All the previous photos have been the pomegranates. This bench with those on the right are full of movement also.
This is some of the material from many years ago. There are large maples in here and many of them are very difficult to find cultivars.
I wanna go back for this one. I told Ed to save this for me and I will dig it out when down next. Kashima Maple
Here’s a big block of procumbens with wire.
I will let the Itoigawa speak for itself. Ed says he has just reached the point where he has enough material to keep the wire going on the trees and adding movement. wire on the pines is easy peasy, Ed says the junipers are more tricky because they break so easy.
By far Ed has mostly pines that have received the wire. He has house after house full of pines. I would easily estimate there well over a thousand or more trees here.
In this next photo one can see the small trees on the right that do not have many needles. These are banshosho dwarf pines that have been grafted onto mikawa understock.
Lets just look at some of these trunks.

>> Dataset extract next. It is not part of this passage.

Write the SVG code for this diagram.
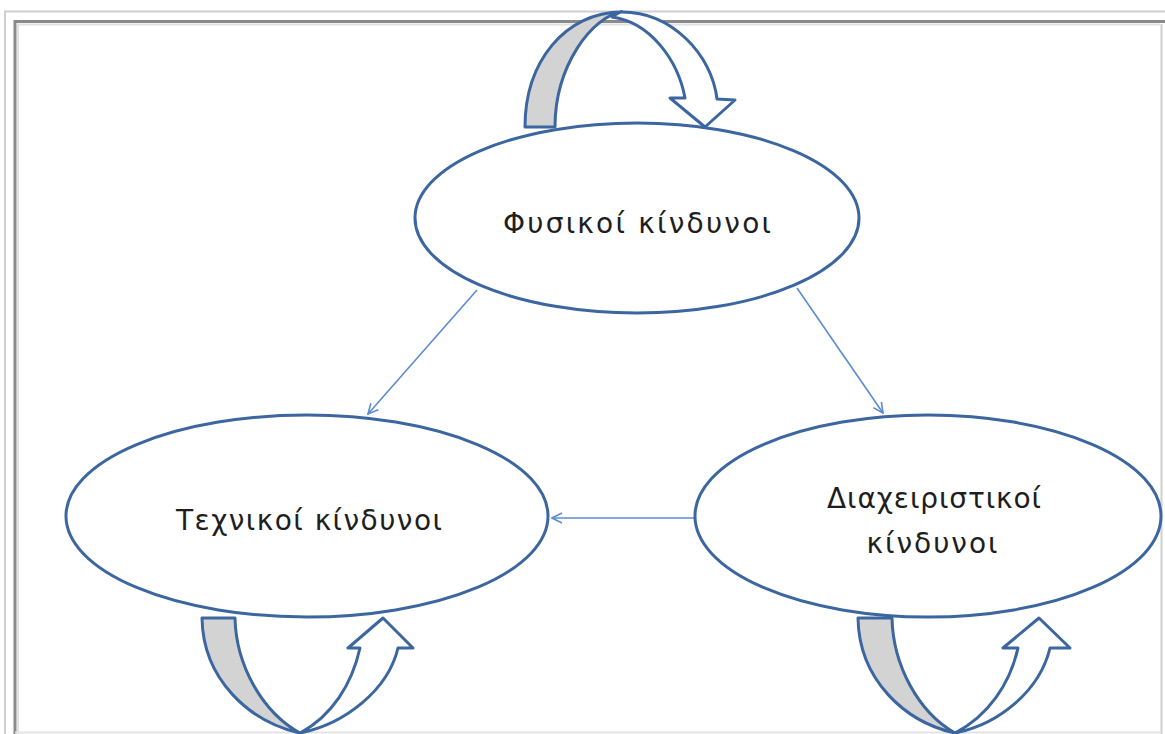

I was mesmerized and my arms were shaking like a dog shitting peach pits. Blurry yes, but still worth it.
Here are a couple of shots of young pines with the wire embedded at the beginning of the process. It seems that there are not that many twists and turns, but as it grows and swells it must find new paths to grow which adds all the character.
Larger pines in baskets. These have been taken from round containers and placed in pond baskets. Here they will bulk up and gain girth for larger shohin type pines.
My hand for comparison. These trunks are fully 1 1/2+ inches across and about 6 inches tall.
Pines in long cups for stones. The roots on these are growing length in an effort to merge them to stones in the future.
Large pines growing out. These pines are in baskets and then buried in these 25 gallon large nursery containers. This provides a controlled setting but gets as much growth as being in the ground.
My hope is that I can convince Ed for me to style this tree.